- Type: Digital library
- Established: 2023

Collection
- Items collected: ebooks, digital audiobooks
- Size: 1,200 (2024)

Access and use
- Access requirements: Residency in United States
- Members: 50,000+ (2024)

Other information
- Website: www.queerliberationlibrary.org

= Queer Liberation Library =

US-based LGBTQ+ digital library

The Queer Liberation Library (QLL, pronounced "quill") is an LGBT digital library based in the United States. QLL aims to provide resources representing LGBT communities in an online space that is accessible to anyone in the United States, especially those living in areas where physical access to LGBT books is limited. QLL is run by a steering committee composed of volunteers, led by founder Kieran Hickey. The library began fundraising in the summer of 2023 and launched the collection of LGBT ebooks and audiobooks on October 23, 2023.

==Book bans==
The Queer Liberation Library is in part a response to the increasing number of book bans and challenges targeting LGBT materials in the United States. In 2022 the American Library Association, which has compiled data from book challenges reported to their Office for Intellectual Freedom since 1990, reported the greatest number of ban attempts to date, 38% more than in the prior year. Preliminary data from the first eight months of 2023 shows a 20% increase in challenges in the same reporting period of 2022. Book challenges in libraries and schools are key component of the 2020s anti-LGBT movement in the United States.
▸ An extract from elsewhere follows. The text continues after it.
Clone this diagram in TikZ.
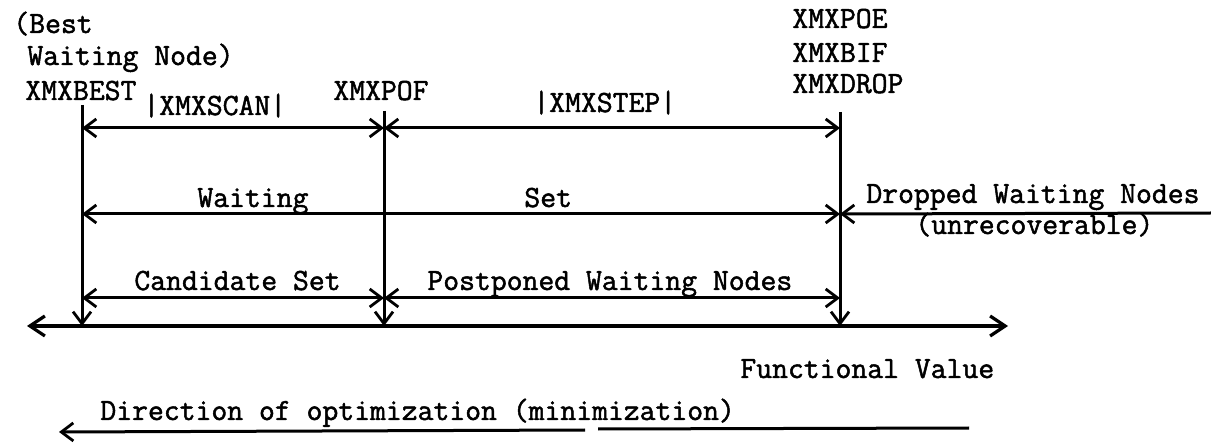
\documentclass[tikz,border=0pt]{standalone}
\usepackage{fontspec}
\usetikzlibrary{arrows.meta}
\newfontfamily\typewr{Latin Modern Mono}[FakeBold=1.6]
\newcommand{\tw}{\fontsize{15.4}{18}\typewr\bfseries}
\tikzset{
  lbl/.style={anchor=base west, inner sep=0pt, font=\tw},
  tipsmall/.tip={Straight Barb[length=6pt,width=9pt,line width=1.4pt]},
  tipbig/.tip={Straight Barb[length=7.5pt,width=10pt,line width=1.6pt]},
  rule/.style={line width=1.5pt},
  span/.style={rule, tipsmall-tipsmall},
}
\begin{document}
\begin{tikzpicture}[x=0.5pt,y=-0.5pt]
\useasboundingbox (0,0) rectangle (1211,443);

% marker positions on the value axis
\coordinate (bestTop) at (82,105);
\coordinate (pofTop)  at (384,111);
\coordinate (dropTop) at (840,112);
\coordinate (bestAx)  at (82,326);
\coordinate (pofAx)   at (384,326);
\coordinate (dropAx)  at (840,326);
\coordinate (axL)     at (27,326);
\coordinate (axR)     at (1008,326);

% interval rows
\coordinate (r1a) at (82,128);  \coordinate (r1b) at (384,128);  \coordinate (r1c) at (840,128);
\coordinate (r2a) at (82,214);  \coordinate (r2c) at (840,214);  \coordinate (r2e) at (1211,213);
\coordinate (r3a) at (82,298);  \coordinate (r3b) at (384,298);  \coordinate (r3c) at (840,298);

% optimization direction arrow
\coordinate (dirR)  at (969,428);
\coordinate (dirM1) at (598,429);
\coordinate (dirM2) at (585,430);
\coordinate (dirL)  at (59,432);

% labels
\node[lbl] (best1) at (13,33)  {(Best};
\node[lbl] (best2) at (27,65)  {Waiting Node)};
\node[lbl] (best3) at (25,100) {XMXBEST};
\node[lbl] (pof)   at (333,100) {XMXPOF};
\node[lbl] (poe)   at (792,28) {XMXPOE};
\node[lbl] (bif)   at (792,62) {XMXBIF};
\node[lbl] (drop)  at (792,93) {XMXDROP};
\node[lbl] (scan)  at (143,115) {|XMXSCAN|};
\node[lbl] (stepw) at (533,112) {|XMXSTEP|};
\node[lbl] (wt)    at (197,207) {Waiting};
\node[lbl] (wset)  at (524,207) {Set};
\node[lbl] (dwn)   at (866,203) {Dropped Waiting Nodes};
\node[lbl] (unrec) at (915,234) {(unrecoverable)};
\node[lbl] (cand)  at (134,290) {Candidate Set};
\node[lbl] (postp) at (427,290) {Postponed Waiting Nodes};
\node[lbl] (fval)  at (740,378) {Functional Value};
\node[lbl] (dirt)  at (100,420) {Direction of optimization (minimization)};

% vertical markers down to the axis
\draw[rule,-tipsmall] (bestTop) -- (bestAx);
\draw[rule,-tipsmall] (pofTop)  -- (pofAx);
\draw[rule,-tipsmall] (dropTop) -- (dropAx);

% value axis
\draw[line width=1.7pt,tipbig-tipbig] (axL) -- (axR);

% interval arrows
\draw[span] (r1a) -- (r1b);
\draw[span] (r1b) -- (r1c);
\draw[span] (r2a) -- (r2c);
\draw[rule,-tipsmall] (r2e) -- (r2c);
\draw[span] (r3a) -- (r3b);
\draw[span] (r3b) -- (r3c);

% direction of optimization
\draw[rule] (dirR) -- (dirM1);
\draw[rule,-tipsmall] (dirM2) -- (dirL);
\end{tikzpicture}
\end{document}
Because QLL is available to users anywhere in the United States, it can provide access to the most frequently banned LGBT books, including in states with high numbers of bans like Florida, Texas, and Pennsylvania.

==Membership==
Membership with QLL is open to any person with a mailing address within the United States, with no age restrictions. The Queer Liberation Library had over 50,000 patrons as of February 13, 2024.

==Collection==
The library collection contains LGBT books including banned books, LGBT classics, and newly published fiction and nonfiction for children, youth, and adults. At the end of 2023 QLL had 557 books in the collection. As of June 2024, QLL's digital catalog has expanded to over 1,200 titles.

Users can access the Queer Liberation Library collection from desktop or mobile device through the Overdrive website or Libby app.